> **PROBLEM DETAILS**
Leave out the pictures and restate the rest of the data exactly.

> **DATASET EXCERPT**
** Begin **
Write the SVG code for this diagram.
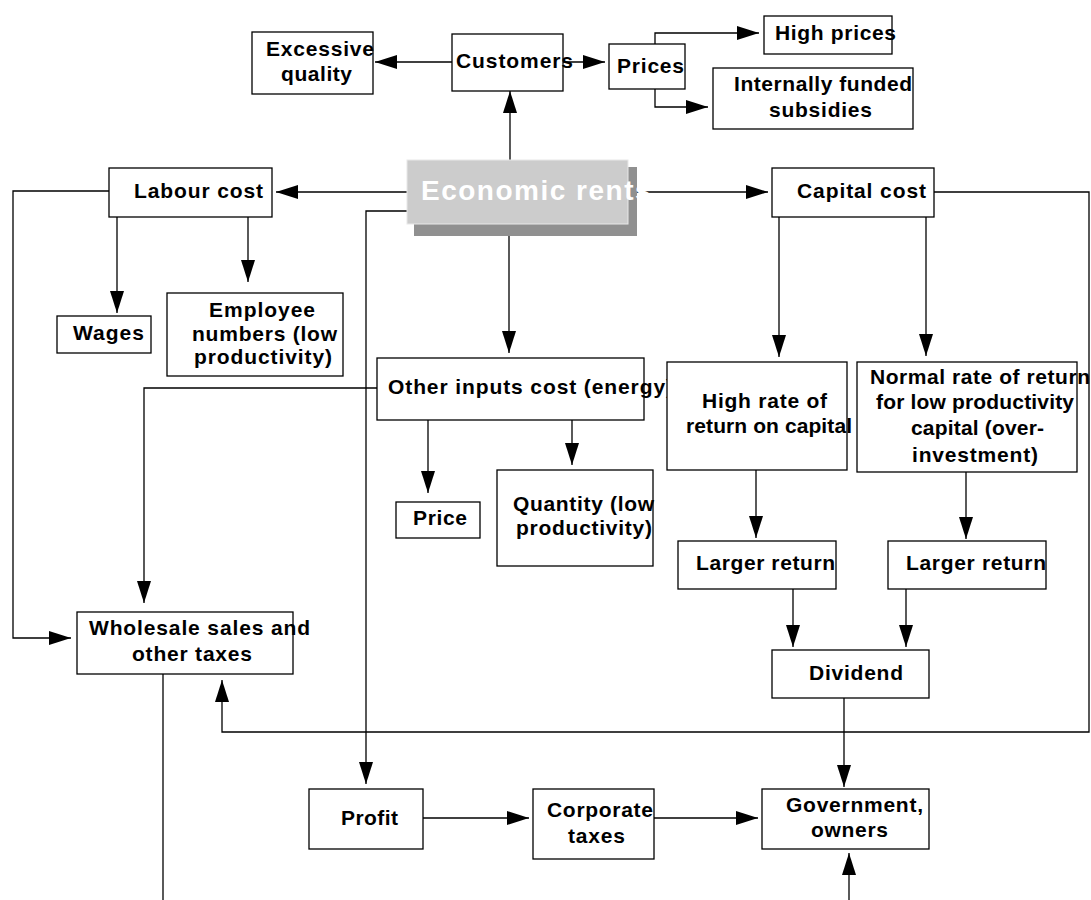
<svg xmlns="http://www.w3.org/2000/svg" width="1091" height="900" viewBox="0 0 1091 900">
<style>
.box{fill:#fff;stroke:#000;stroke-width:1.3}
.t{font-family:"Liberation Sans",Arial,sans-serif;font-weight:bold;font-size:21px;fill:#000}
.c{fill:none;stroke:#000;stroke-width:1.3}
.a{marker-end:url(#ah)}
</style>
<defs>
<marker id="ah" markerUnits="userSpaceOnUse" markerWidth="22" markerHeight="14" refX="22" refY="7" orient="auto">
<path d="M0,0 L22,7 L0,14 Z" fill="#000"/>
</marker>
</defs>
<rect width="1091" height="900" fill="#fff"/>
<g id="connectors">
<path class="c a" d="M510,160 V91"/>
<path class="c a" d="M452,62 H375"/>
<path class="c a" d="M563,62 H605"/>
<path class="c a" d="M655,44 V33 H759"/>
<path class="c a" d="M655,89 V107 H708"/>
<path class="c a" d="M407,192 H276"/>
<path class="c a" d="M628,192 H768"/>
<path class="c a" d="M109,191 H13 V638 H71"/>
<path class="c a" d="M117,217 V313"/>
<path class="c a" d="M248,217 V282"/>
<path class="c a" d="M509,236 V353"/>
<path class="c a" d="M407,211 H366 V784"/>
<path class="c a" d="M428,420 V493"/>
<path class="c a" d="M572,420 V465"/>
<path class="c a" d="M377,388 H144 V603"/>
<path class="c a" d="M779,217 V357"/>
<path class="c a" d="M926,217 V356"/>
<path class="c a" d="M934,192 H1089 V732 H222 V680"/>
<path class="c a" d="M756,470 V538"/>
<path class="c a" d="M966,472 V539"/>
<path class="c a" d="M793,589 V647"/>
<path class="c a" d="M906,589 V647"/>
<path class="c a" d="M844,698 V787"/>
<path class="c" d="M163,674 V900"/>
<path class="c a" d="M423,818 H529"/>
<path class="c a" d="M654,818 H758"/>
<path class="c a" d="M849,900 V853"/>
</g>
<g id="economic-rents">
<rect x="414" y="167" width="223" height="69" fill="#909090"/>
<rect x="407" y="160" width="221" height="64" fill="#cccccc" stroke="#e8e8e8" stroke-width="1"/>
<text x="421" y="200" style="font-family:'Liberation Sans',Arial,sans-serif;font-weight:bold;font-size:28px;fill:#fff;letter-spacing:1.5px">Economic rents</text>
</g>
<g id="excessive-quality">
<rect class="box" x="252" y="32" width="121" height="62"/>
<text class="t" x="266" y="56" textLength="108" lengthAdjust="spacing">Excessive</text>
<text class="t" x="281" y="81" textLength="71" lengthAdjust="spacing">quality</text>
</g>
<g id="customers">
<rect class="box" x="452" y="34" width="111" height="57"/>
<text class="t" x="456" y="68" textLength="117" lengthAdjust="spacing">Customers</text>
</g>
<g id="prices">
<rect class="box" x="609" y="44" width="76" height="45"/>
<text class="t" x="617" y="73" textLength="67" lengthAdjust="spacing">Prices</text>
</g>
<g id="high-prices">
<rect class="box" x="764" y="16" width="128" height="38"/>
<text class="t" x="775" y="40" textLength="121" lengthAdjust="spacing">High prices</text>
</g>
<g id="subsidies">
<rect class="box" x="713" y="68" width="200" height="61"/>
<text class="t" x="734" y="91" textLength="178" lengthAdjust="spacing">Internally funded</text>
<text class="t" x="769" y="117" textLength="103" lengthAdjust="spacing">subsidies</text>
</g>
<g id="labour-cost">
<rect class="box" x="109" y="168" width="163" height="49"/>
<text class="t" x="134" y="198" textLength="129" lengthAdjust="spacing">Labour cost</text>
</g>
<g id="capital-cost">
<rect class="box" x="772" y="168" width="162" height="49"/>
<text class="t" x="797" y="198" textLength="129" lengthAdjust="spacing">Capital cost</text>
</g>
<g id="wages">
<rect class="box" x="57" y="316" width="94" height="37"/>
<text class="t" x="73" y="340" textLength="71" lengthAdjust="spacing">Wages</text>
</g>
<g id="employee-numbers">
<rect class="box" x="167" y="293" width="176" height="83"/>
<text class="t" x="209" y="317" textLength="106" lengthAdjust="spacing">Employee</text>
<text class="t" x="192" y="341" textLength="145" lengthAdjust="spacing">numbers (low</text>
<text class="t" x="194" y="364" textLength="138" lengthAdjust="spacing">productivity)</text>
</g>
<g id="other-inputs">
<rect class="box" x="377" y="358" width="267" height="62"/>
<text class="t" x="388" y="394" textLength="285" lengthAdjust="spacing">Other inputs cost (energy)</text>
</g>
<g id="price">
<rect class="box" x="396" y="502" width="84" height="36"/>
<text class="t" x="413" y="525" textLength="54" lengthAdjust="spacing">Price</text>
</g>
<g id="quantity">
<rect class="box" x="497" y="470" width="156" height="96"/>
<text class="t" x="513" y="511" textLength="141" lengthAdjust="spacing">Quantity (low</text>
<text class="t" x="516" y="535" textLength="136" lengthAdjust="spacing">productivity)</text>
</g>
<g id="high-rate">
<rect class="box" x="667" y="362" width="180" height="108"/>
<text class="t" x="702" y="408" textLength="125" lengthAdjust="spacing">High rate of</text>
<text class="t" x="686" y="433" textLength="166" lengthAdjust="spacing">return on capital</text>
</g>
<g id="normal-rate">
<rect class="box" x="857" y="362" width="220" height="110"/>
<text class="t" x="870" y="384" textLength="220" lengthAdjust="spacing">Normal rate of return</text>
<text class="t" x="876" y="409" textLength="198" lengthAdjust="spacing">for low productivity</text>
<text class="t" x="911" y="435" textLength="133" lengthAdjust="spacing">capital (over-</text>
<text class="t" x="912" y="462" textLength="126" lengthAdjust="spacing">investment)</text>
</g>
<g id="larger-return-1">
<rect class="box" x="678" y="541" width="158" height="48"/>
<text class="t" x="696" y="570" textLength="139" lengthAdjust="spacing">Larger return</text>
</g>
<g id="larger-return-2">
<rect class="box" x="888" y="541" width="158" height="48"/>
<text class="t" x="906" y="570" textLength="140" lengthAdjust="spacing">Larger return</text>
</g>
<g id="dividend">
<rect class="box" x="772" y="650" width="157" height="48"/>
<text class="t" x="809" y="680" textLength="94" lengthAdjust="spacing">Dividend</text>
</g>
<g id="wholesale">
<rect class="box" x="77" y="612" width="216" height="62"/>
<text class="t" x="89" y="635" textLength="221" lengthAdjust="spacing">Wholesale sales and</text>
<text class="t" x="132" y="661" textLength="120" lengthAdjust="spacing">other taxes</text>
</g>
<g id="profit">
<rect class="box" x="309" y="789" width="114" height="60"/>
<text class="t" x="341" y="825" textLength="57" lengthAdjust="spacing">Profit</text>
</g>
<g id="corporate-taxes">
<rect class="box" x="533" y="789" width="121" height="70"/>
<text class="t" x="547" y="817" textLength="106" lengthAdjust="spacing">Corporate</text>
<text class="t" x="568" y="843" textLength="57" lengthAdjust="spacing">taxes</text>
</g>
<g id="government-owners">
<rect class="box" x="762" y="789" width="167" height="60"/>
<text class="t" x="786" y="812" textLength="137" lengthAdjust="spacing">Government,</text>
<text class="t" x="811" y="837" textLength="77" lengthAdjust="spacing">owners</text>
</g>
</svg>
** End **
> **ANSWER TO THE EXERCISE**
Write the SVG code for this diagram.
<svg xmlns="http://www.w3.org/2000/svg" width="1091" height="900" viewBox="0 0 1091 900">
<style>
.box{fill:#fff;stroke:#000;stroke-width:1.3}
.t{font-family:"Liberation Sans",Arial,sans-serif;font-weight:bold;font-size:21px;fill:#000}
.c{fill:none;stroke:#000;stroke-width:1.3}
.a{marker-end:url(#ah)}
</style>
<defs>
<marker id="ah" markerUnits="userSpaceOnUse" markerWidth="22" markerHeight="14" refX="22" refY="7" orient="auto">
<path d="M0,0 L22,7 L0,14 Z" fill="#000"/>
</marker>
</defs>
<rect width="1091" height="900" fill="#fff"/>
<g id="connectors">
<path class="c a" d="M510,160 V91"/>
<path class="c a" d="M452,62 H375"/>
<path class="c a" d="M563,62 H605"/>
<path class="c a" d="M655,44 V33 H759"/>
<path class="c a" d="M655,89 V107 H708"/>
<path class="c a" d="M407,192 H276"/>
<path class="c a" d="M628,192 H768"/>
<path class="c a" d="M109,191 H13 V638 H71"/>
<path class="c a" d="M117,217 V313"/>
<path class="c a" d="M248,217 V282"/>
<path class="c a" d="M509,236 V353"/>
<path class="c a" d="M407,211 H366 V784"/>
<path class="c a" d="M428,420 V493"/>
<path class="c a" d="M572,420 V465"/>
<path class="c a" d="M377,388 H144 V603"/>
<path class="c a" d="M779,217 V357"/>
<path class="c a" d="M926,217 V356"/>
<path class="c a" d="M934,192 H1089 V732 H222 V680"/>
<path class="c a" d="M756,470 V538"/>
<path class="c a" d="M966,472 V539"/>
<path class="c a" d="M793,589 V647"/>
<path class="c a" d="M906,589 V647"/>
<path class="c a" d="M844,698 V787"/>
<path class="c" d="M163,674 V900"/>
<path class="c a" d="M423,818 H529"/>
<path class="c a" d="M654,818 H758"/>
<path class="c a" d="M849,900 V853"/>
</g>
<g id="economic-rents">
<rect x="414" y="167" width="223" height="69" fill="#909090"/>
<rect x="407" y="160" width="221" height="64" fill="#cccccc" stroke="#e8e8e8" stroke-width="1"/>
<text x="421" y="200" style="font-family:'Liberation Sans',Arial,sans-serif;font-weight:bold;font-size:28px;fill:#fff;letter-spacing:1.5px">Economic rents</text>
</g>
<g id="excessive-quality">
<rect class="box" x="252" y="32" width="121" height="62"/>
<text class="t" x="266" y="56" textLength="108" lengthAdjust="spacing">Excessive</text>
<text class="t" x="281" y="81" textLength="71" lengthAdjust="spacing">quality</text>
</g>
<g id="customers">
<rect class="box" x="452" y="34" width="111" height="57"/>
<text class="t" x="456" y="68" textLength="117" lengthAdjust="spacing">Customers</text>
</g>
<g id="prices">
<rect class="box" x="609" y="44" width="76" height="45"/>
<text class="t" x="617" y="73" textLength="67" lengthAdjust="spacing">Prices</text>
</g>
<g id="high-prices">
<rect class="box" x="764" y="16" width="128" height="38"/>
<text class="t" x="775" y="40" textLength="121" lengthAdjust="spacing">High prices</text>
</g>
<g id="subsidies">
<rect class="box" x="713" y="68" width="200" height="61"/>
<text class="t" x="734" y="91" textLength="178" lengthAdjust="spacing">Internally funded</text>
<text class="t" x="769" y="117" textLength="103" lengthAdjust="spacing">subsidies</text>
</g>
<g id="labour-cost">
<rect class="box" x="109" y="168" width="163" height="49"/>
<text class="t" x="134" y="198" textLength="129" lengthAdjust="spacing">Labour cost</text>
</g>
<g id="capital-cost">
<rect class="box" x="772" y="168" width="162" height="49"/>
<text class="t" x="797" y="198" textLength="129" lengthAdjust="spacing">Capital cost</text>
</g>
<g id="wages">
<rect class="box" x="57" y="316" width="94" height="37"/>
<text class="t" x="73" y="340" textLength="71" lengthAdjust="spacing">Wages</text>
</g>
<g id="employee-numbers">
<rect class="box" x="167" y="293" width="176" height="83"/>
<text class="t" x="209" y="317" textLength="106" lengthAdjust="spacing">Employee</text>
<text class="t" x="192" y="341" textLength="145" lengthAdjust="spacing">numbers (low</text>
<text class="t" x="194" y="364" textLength="138" lengthAdjust="spacing">productivity)</text>
</g>
<g id="other-inputs">
<rect class="box" x="377" y="358" width="267" height="62"/>
<text class="t" x="388" y="394" textLength="285" lengthAdjust="spacing">Other inputs cost (energy)</text>
</g>
<g id="price">
<rect class="box" x="396" y="502" width="84" height="36"/>
<text class="t" x="413" y="525" textLength="54" lengthAdjust="spacing">Price</text>
</g>
<g id="quantity">
<rect class="box" x="497" y="470" width="156" height="96"/>
<text class="t" x="513" y="511" textLength="141" lengthAdjust="spacing">Quantity (low</text>
<text class="t" x="516" y="535" textLength="136" lengthAdjust="spacing">productivity)</text>
</g>
<g id="high-rate">
<rect class="box" x="667" y="362" width="180" height="108"/>
<text class="t" x="702" y="408" textLength="125" lengthAdjust="spacing">High rate of</text>
<text class="t" x="686" y="433" textLength="166" lengthAdjust="spacing">return on capital</text>
</g>
<g id="normal-rate">
<rect class="box" x="857" y="362" width="220" height="110"/>
<text class="t" x="870" y="384" textLength="220" lengthAdjust="spacing">Normal rate of return</text>
<text class="t" x="876" y="409" textLength="198" lengthAdjust="spacing">for low productivity</text>
<text class="t" x="911" y="435" textLength="133" lengthAdjust="spacing">capital (over-</text>
<text class="t" x="912" y="462" textLength="126" lengthAdjust="spacing">investment)</text>
</g>
<g id="larger-return-1">
<rect class="box" x="678" y="541" width="158" height="48"/>
<text class="t" x="696" y="570" textLength="139" lengthAdjust="spacing">Larger return</text>
</g>
<g id="larger-return-2">
<rect class="box" x="888" y="541" width="158" height="48"/>
<text class="t" x="906" y="570" textLength="140" lengthAdjust="spacing">Larger return</text>
</g>
<g id="dividend">
<rect class="box" x="772" y="650" width="157" height="48"/>
<text class="t" x="809" y="680" textLength="94" lengthAdjust="spacing">Dividend</text>
</g>
<g id="wholesale">
<rect class="box" x="77" y="612" width="216" height="62"/>
<text class="t" x="89" y="635" textLength="221" lengthAdjust="spacing">Wholesale sales and</text>
<text class="t" x="132" y="661" textLength="120" lengthAdjust="spacing">other taxes</text>
</g>
<g id="profit">
<rect class="box" x="309" y="789" width="114" height="60"/>
<text class="t" x="341" y="825" textLength="57" lengthAdjust="spacing">Profit</text>
</g>
<g id="corporate-taxes">
<rect class="box" x="533" y="789" width="121" height="70"/>
<text class="t" x="547" y="817" textLength="106" lengthAdjust="spacing">Corporate</text>
<text class="t" x="568" y="843" textLength="57" lengthAdjust="spacing">taxes</text>
</g>
<g id="government-owners">
<rect class="box" x="762" y="789" width="167" height="60"/>
<text class="t" x="786" y="812" textLength="137" lengthAdjust="spacing">Government,</text>
<text class="t" x="811" y="837" textLength="77" lengthAdjust="spacing">owners</text>
</g>
</svg>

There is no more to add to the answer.